Marginally Less Unreasonable
By Bryan Caplan
In 2008, I said that if the economy tanked, “I still won’t be convinced [that TARP is a good idea], but I’ll be less skeptical than I am now.”
In 2009, after the economy tanked, I said, “I now admit to having underestimated the severity of the threat, and
marginally reduce my skepticism about the effectiveness of the bail-out.”
Two days ago, I said, “I’ve been against bail-outs from the beginning. So should have all
economists. It’s reasonable to debate the merits of contracyclical
monetary policy. It’s not reasonable to debate the merits of rewarding
failure on a grand scale.”
I don’t see a contradiction. While I don’t think it was ever reasonable to debate the merits of TARP, it would have been even less reasonable if, after mass hysteria, nothing much happened.

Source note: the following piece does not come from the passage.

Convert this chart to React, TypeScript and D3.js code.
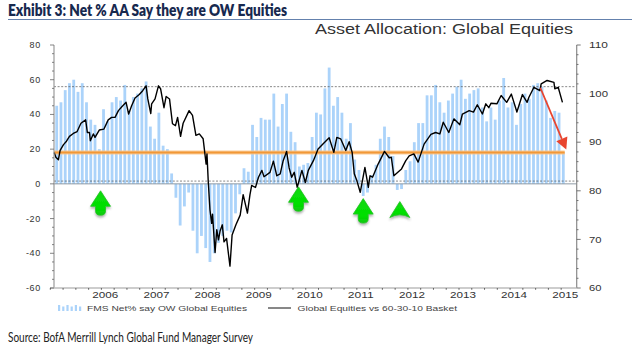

I guess you could say that it’s contradictory to participate in a debate that I consider “unreasonable.” But that’s a figure of speech. I’d also say that “It’s not reasonable to debate the merits of evolution.” However, if people who ought to know better started to question the merits of evolution, it might be reasonable to answer them.
P.S. Bob ridicules my original 2008 position thusly:
A guy says, “You have a fever? Take my special blend of rat poison as
medicine!” Then the guy takes it and his fever goes up. Bryan says,
“Hmm, my a priori hunch was that rat poison wouldn’t help, but man, it
turns out this guy was on his deathbed after all! I’ll need to
reevaluate my initial skepticism.”
Not bad. But you could write a similarly risible paragraph if the guy got better: “Hmm, my a priori hunch was that rat poison wouldn’t help, but the guy survived! I’ll need to
reevaluate my initial skepticism.” When you’re confident, it’s tempting to think that any outcome buttresses your initial view. But that’s mathematically impossible. If A makes you more confident in X, then not-A must make you less confident in X.
Of course, if you know X with absolute certainty, then neither A nor not-A should change your mind. At the same time, though, you’re then obliged to bet on X at infinite odds. So how about it, Bob? Name any absolutely certain non-tautological claim about the economy, and I’ll be happy to wager a fractional penny against everything you’ll ever own – even if I think you’re almost certainly right.